Ha chiuso la raccolta con ben 1,4 miliardi di euro di impegni sottoscritti da 22 investitori italiani e internazionali FSI Mid Growth Equity Fund, il primo fondo lanciato da FSI sgr. Lo ha raccontato a MF Milano Finanza Maurizio Tamagnini, amministratore delegato dell’sgr, controllata al 51% dal management e per il resto da Cdp e Poste Vita (i lettori di BeBeez News Premium 12 mesi possono leggere qui l’Insight View sullo stato del fundraising dei fondi di private capital italiani, scopri qui come abbonarti a soli 20 euro al mese).
Nomi di investitori non ne fa, ma il tam tam del mercato dice che della partita sono per esempio Mediolanum, il leader dei Pir, che ha recentemente anche lanciato l’investment banking. Così come ci sono tutte le principali banche italiane da UniCredit, a Intesa Sanpaolo, a Banco-BPM, sino a Mediobanca. Ci sono anche le Fondazioni Cariplo e CRT e poi ovviamente ci sono Cdp e Poste Vita. Infine, nel parterre son presenti i primari investitori internazionali in fondi di capitale di rischio, tra cui Tikehau Capital, e alcuni fondi sovrani come Kuwait Investment Authority, l’European Investment Fund, Temasek (fondo sovrano di Singapore) e SOFAZ (State Oil Fund of Republic of Azerbaijan).
Tamagnini ha sottolineato: “Abbiamo creato quello che è il più grande fondo di capitale di rischio g rowth che abbia come focus un unico paese europeo, che possono diventare 3 miliardi di euro con i co-investimenti”, visto che “i nostri investitori si sono detti disposti a co-investire con noi. Stimiamo quindi che la nostra capacità di investimento sia in realtà addirittura doppia rispetto a quanto raccolto. Tenuto peraltro conto del fatto che il nostro approccio all’investimento prevede un ricorso all’indebitamento molto basso o anche nullo, per finanziare i piani di sviluppo delle aziende investite”.
A livello aggregato gli investitori sono stati per due terzi italiani e per un terzo esteri. In particolare c’è un 18% di investitori istituzionali italiani. Abbiamo poi un 9% di investitori istituzionali esteri. Abbiamo un 27% di banche europee, un 18% di assicurazioni europee, un 14% di family office europei e un 14% di fondi sovrani.
Tamagnini ha spiegato che gli investitori esteri non hanno avuto timori a investire in Italia perchè nel nostro paese oggi ci sono grandi opportunità: “Abbiamo una base industriale che per il 93% è ancora totalmente in mano alla famiglia del fondatore, che ora deve affrontare il passaggio generazionale. Abbiamo una cultura del capitale di rischio che si sta diffondendo tra gli imprenditori che vogliono far fare il salto dimensionale alle loro aziende e farle cresce a livello internazionale.
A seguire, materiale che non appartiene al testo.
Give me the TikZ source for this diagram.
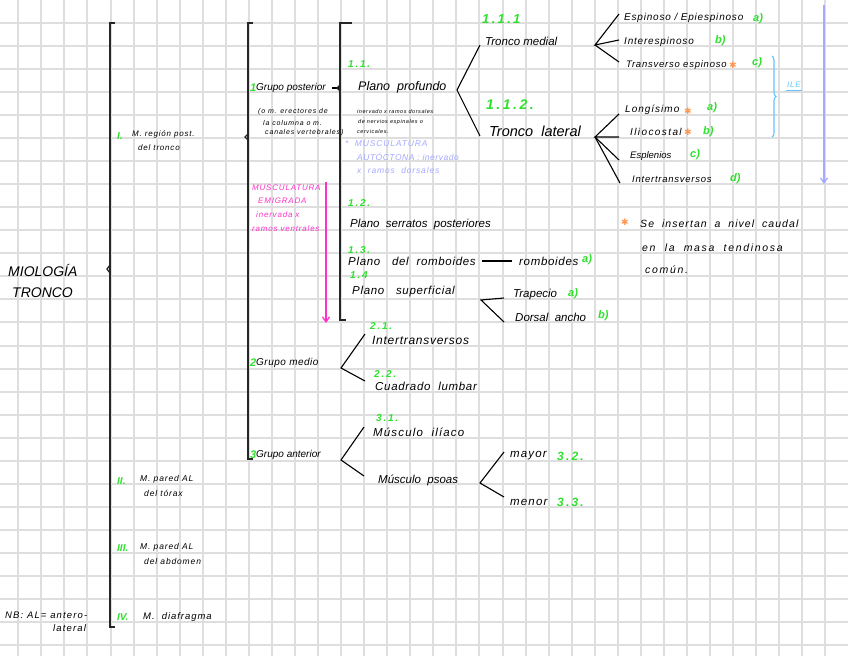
\documentclass[tikz,border=0pt]{standalone}
\usepackage{fontspec}
\setmainfont{Liberation Sans}
\newfontfamily\djv{DejaVu Sans}
\usetikzlibrary{decorations.pathreplacing,arrows.meta}
\newcommand{\hsz}[1]{\fontsize{#1}{#1}\selectfont}
\newcommand{\lsp}[1]{\addfontfeature{LetterSpace=#1}}
\definecolor{hgreen}{RGB}{45,225,45}
\definecolor{hpink}{RGB}{255,50,200}
\definecolor{hlav}{RGB}{165,170,255}
\definecolor{hcyan}{RGB}{95,200,255}
\definecolor{horange}{RGB}{255,150,80}
\definecolor{hgrid}{RGB}{222,222,222}
\begin{document}
\begin{tikzpicture}[x=1pt,y=-1pt,
  hwt/.style={anchor=west,inner sep=1pt,font=\hsz{#1}\itshape},
  hwt/.default=11,
  hww/.style 2 args={anchor=west,inner sep=1pt,font=\hsz{#1}\itshape\lsp{#2}},
  hwg/.style={anchor=west,inner sep=1pt,text=hgreen,font=\hsz{#1}\itshape\bfseries},
  hwg/.default=11,
  hwn/.style={anchor=west,inner sep=1pt,text=hgreen,font=\hsz{#1}\itshape\bfseries\lsp{18}},
  hwn/.default=10,
  hwp/.style 2 args={anchor=west,inner sep=1pt,text=hpink,font=\hsz{#1}\itshape\lsp{#2}},
  hwl/.style 2 args={anchor=west,inner sep=1pt,text=hlav,font=\hsz{#1}\itshape\lsp{#2}},
  hws/.style={anchor=center,inner sep=0pt,text=horange,font=\djv\hsz{9}},
  con/.style={line width=1.1pt,black},
  brk/.style={line width=1.3pt,black!85},
]
\useasboundingbox (0,0) rectangle (848,656);
\fill[white] (0,0) rectangle (848,656);
% grid (snapped to whole pixels)
\foreach \i in {0,...,35} {
  \pgfmathsetmacro{\gx}{round(18.3+\i*23.06)}
  \draw[hgrid,line width=2pt] (\gx,0) -- (\gx,656);
}
\foreach \j in {0,...,27} {
  \pgfmathsetmacro{\gy}{round(22.7+\j*23.06)}
  \draw[hgrid,line width=2pt] (0,\gy) -- (848,\gy);
}

% ---- title
\node[hwt=14] (mio) at (7,270) {MIOLOGÍA};
\node[hwt=14] (tro) at (11,293) {TRONCO};

% main bracket
\draw[brk] (115,23) -- (110,23) -- (110,627) -- (115,627);
\draw[brk] (110,265) -- (107,269) -- (110,273);

% level I
\node[hwg=10] (nI) at (116,136) {I.};
\node[hww={8}{10}] (mI) at (131,134) {M. región post.};
\node[hww={8}{10}] at (137,148) {del tronco};
\node[hwg=10] (nII) at (116,481) {II.};
\node[hww={8.5}{10}] (mII) at (139,479) {M. pared AL};
\node[hww={8.5}{10}] at (143,493) {del tórax};
\node[hwg=10] (nIII) at (116,548) {III.};
\node[hww={8.5}{10}] (mIII) at (139,547) {M. pared AL};
\node[hww={8.5}{10}] at (143,561) {del abdomen};
\node[hwg=10] (nIV) at (116,617) {IV.};
\node[hww={9.5}{10}] (mIV) at (142,617) {M.\ \ diafragma};
\node[hww={9.5}{12}] (nb) at (4,615) {NB: AL= antero-};
\node[hww={9.5}{12}] at (52,628) {lateral};

% second bracket
\draw[brk] (253,23) -- (248,23) -- (248,459) -- (253,459);
\draw[brk] (248,134) -- (245,137) -- (248,140);

\node[hwg=11] (n1) at (249,88) {1};
\node[hww={10}{0}] (gp) at (255,88) {Grupo posterior};
\node[hww={7}{12}] at (257,112) {(o m. erectores de};
\node[hww={7}{12}] at (262,123) {la columna o m.};
\node[hww={7}{12}] at (264,133) {canales vertebrales)};
\node[hwp={8}{10}] at (251,188) {MUSCULATURA};
\node[hwp={8}{10}] at (257,201) {EMIGRADA};
\node[hwp={8}{10}] at (255,215) {inervada x};
\node[hwp={8}{10}] at (251,229) {ramos ventrales};
\coordinate (pkTop) at (326,182);
\coordinate (pkBot) at (326,323);
\draw[hpink,line width=1.3pt,-{Straight Barb[length=5pt,width=7pt]}] (pkTop) -- (pkBot);

\node[hwg=11] (n2) at (249,363) {2};
\node[hww={10}{5}] (gm) at (255,363) {Grupo medio};
\node[hwg=11] (n3) at (249,455) {3};
\node[hww={10}{0}] (ga) at (255,455) {Grupo anterior};

% third bracket
\coordinate (b3) at (339,88);
\draw[con] ([xshift=5pt]gp.east) -- (b3);
\draw[brk] (352,23) -- (340,23) -- (340,320) -- (346,320);
\draw[brk] (340,85) -- (337,88) -- (340,91);

\node[hwn=10] at (347,64) {1.1.};
\node[hwt=12.5] (pp) at (357,87) {Plano\ \ profundo};
\node[hww={5.5}{10}] at (356,112) {inervado x ramos dorsales};
\node[hww={5.5}{10}] at (357,122) {de nervios espinales o};
\node[hww={5.5}{10}] at (356,132) {cervicales.};
\node[hwl={8.5}{10}] at (344,144) {*\ \ MUSCULATURA};
\node[hwl={8.5}{6}] at (356,157) {AUTÓCTONA : inervado};
\node[hwl={8.5}{10}] at (356,170) {x\ \ ramos\ \ dorsales};

\node[hwn=10] at (347,203) {1.2.};
\node[hwt=11.5] (ps) at (349,225) {Plano\ \ serratos\ \ posteriores};
\node[hwn=10] at (347,250) {1.3.};
\node[hww={11.5}{6}] (pr) at (347,261) {Plano\ \ \ del\ \ romboides};
\node[hww={11.5}{6}] (rom) at (518,261) {romboides};
\node[hwg=11] at (581,260) {a)};
\draw[con] ([xshift=5pt]pr.east) -- ([xshift=-6pt]rom.west);
\node[hwn=10] at (349,275) {1.4};
\node[hww={11.5}{6}] (psup) at (351,292) {Plano\ \ \ superficial};
\node[hwt=11.5] (trap) at (512,295) {Trapecio};
\node[hwg=11] at (567,294) {a)};
\node[hwt=11.5] (dors) at (514,317) {Dorsal\ \ ancho};
\node[hwg=11] at (597,316) {b)};
\coordinate (fSup) at (481,300);
\draw[con] ([xshift=-8pt,yshift=-3pt]trap.west) -- (fSup) -- ([xshift=-10pt,yshift=-5pt]dors.west);

% tronco medial / lateral
\coordinate (fPP) at (457,90);
\node[hwn=13] at (481,19) {1.1.1};
\node[hwt=11.5] (tm) at (484,41) {Tronco\ medial};
\node[hwn=14] at (485,105) {1.1.2.};
\node[hwt=14.5] (tl) at (488,131) {Tronco\ \ lateral};
\draw[con] ([xshift=-4pt,yshift=-4pt]tm.west) -- (fPP) -- ([xshift=-8pt,yshift=-5pt]tl.west);

\coordinate (fTM) at (595,45);
\node[hww={10}{8}] (esp) at (623,18) {Espinoso / Epiespinoso};
\node[hwg=11] at (752,19) {a)};
\node[hww={10}{8}] (inte) at (623,42) {Interespinoso};
\node[hwg=11] at (714,41) {b)};
\node[hww={9.5}{8}] (trv) at (625,65) {Transverso espinoso};
\node[hws] at (733,65) {✱};
\node[hwg=11] at (751,63) {c)};
\draw[con] ([xshift=-4pt,yshift=4pt]esp.west) -- (fTM) -- ([xshift=-4pt,yshift=2pt]inte.west);
\draw[con] (fTM) -- ([xshift=-6pt,yshift=3pt]trv.west);

\coordinate (fTL) at (595,137);
\node[hww={10}{10}] (lon) at (624,110) {Longísimo};
\node[hws] at (688,111) {✱};
\node[hwg=11] at (706,108) {a)};
\node[hww={10}{14}] (ilio) at (629,132) {Iliocostal};
\node[hws] at (688,132) {✱};
\node[hwg=11] at (702,132) {b)};
\node[hwt=9.5] (espl) at (629,156) {Esplenios};
\node[hwg=11] at (689,155) {c)};
\node[hww={9.5}{8}] (intt) at (631,179) {Intertransversos};
\node[hwg=11] at (729,179) {d)};
\draw[con] ([xshift=-5pt,yshift=-4pt]lon.west) -- (fTL) -- ([xshift=-10pt,yshift=-5pt]ilio.west);
\draw[con] (fTL) -- ([xshift=-10pt,yshift=-4pt]espl.west);
\draw[con] (fTL) -- ([xshift=-11pt,yshift=-4pt]intt.west);

% ILE brace and lavender arrow
\draw[hcyan,line width=1.1pt,decorate,decoration={brace,amplitude=4pt}] (772,56) -- (772,137);
\node[anchor=west,inner sep=1pt,text=hcyan,font=\hsz{8}\itshape\lsp{10}] (ile) at (786,85) {ILE};
\draw[hcyan,line width=0.8pt] ([yshift=-1pt]ile.south west) -- ([yshift=-1pt]ile.south east);
\coordinate (lvTop) at (824,5);
\coordinate (lvBot) at (824,184);
\draw[hlav,line width=1.3pt,-{Straight Barb[length=5pt,width=7pt]}] (lvTop) -- (lvBot);

% note
\node[hws] at (625,222) {✱};
\node[hww={10.5}{10}] at (639,224) {Se\ \ insertan\ \ a\ \ nivel\ \ caudal};
\node[hww={10.5}{16}] at (641,248) {en\ \ la\ \ masa\ \ tendinosa};
\node[hww={10.5}{16}] at (644,270) {común.};

% grupo medio
\node[hwn=10] at (369,326) {2.1.};
\node[hww={12}{6}] (it2) at (371,340) {Intertransversos};
\node[hwn=10] at (373,374) {2.2.};
\node[hww={11.5}{6}] (cl) at (374,386) {Cuadrado\ \ lumbar};
\coordinate (fGM) at (341,368);
\draw[con] ([xshift=-6pt,yshift=6pt]it2.west) -- (fGM) -- ([xshift=-9pt,yshift=5pt]cl.west);

% grupo anterior
\node[hwn=10] at (375,418) {3.1.};
\node[hww={11.5}{10}] (mil) at (372,432) {Músculo\ \ ilíaco};
\node[hwt=11.5] (mps) at (377,480) {Músculo\ \ psoas};
\coordinate (fGA) at (341,460);
\draw[con] ([xshift=-8pt,yshift=5pt]mil.west) -- (fGA) -- ([xshift=-13pt,yshift=4pt]mps.west);
\node[hww={11.5}{10}] (may) at (509,456) {mayor};
\node[hwn=12] at (556,456) {3.2.};
\node[hww={11.5}{10}] (men) at (509,502) {menor};
\node[hwn=12] at (556,502) {3.3.};
\coordinate (fPS) at (480,483);
\draw[con] ([xshift=-5pt,yshift=4pt]may.west) -- (fPS) -- ([xshift=-5pt,yshift=5pt]men.west);
\end{tikzpicture}
\end{document}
E abbiamo un trend di trasformazione del credito bancario in capitale di rischio. E poi le aziende alle quali guardiamo noi hanno già tutte in media un 70% di fatturato prodotto all’estero e questa percentuale crescerà”.
Il management team di FSI oggi comprende 34 professionisti di cui altri tre partner, oltre allo stesso Tamagnini: il chief investment officer Barnaba Ravanne, Marco Tugnolo e Carlo Moser. FSI può poi contare sulla collaborazione di quattro industrial partners che hanno ricoperto ruoli di top management in grandi multinazionali: Umberto della Sala (Foster Wheeler), Michele Norsa (Ferragamo), Eugenio Razelli (Magneti Marelli) e Carlo Bozotti (STMicroelectronics).
A oggi il fondo ha già investito il 25% della raccolta, in Missoni, nel gruppo di componentistica auto Adler, nel gruppo ICT per le banche Cedacri e nel produttore di packaging per la cosmetica Lumson.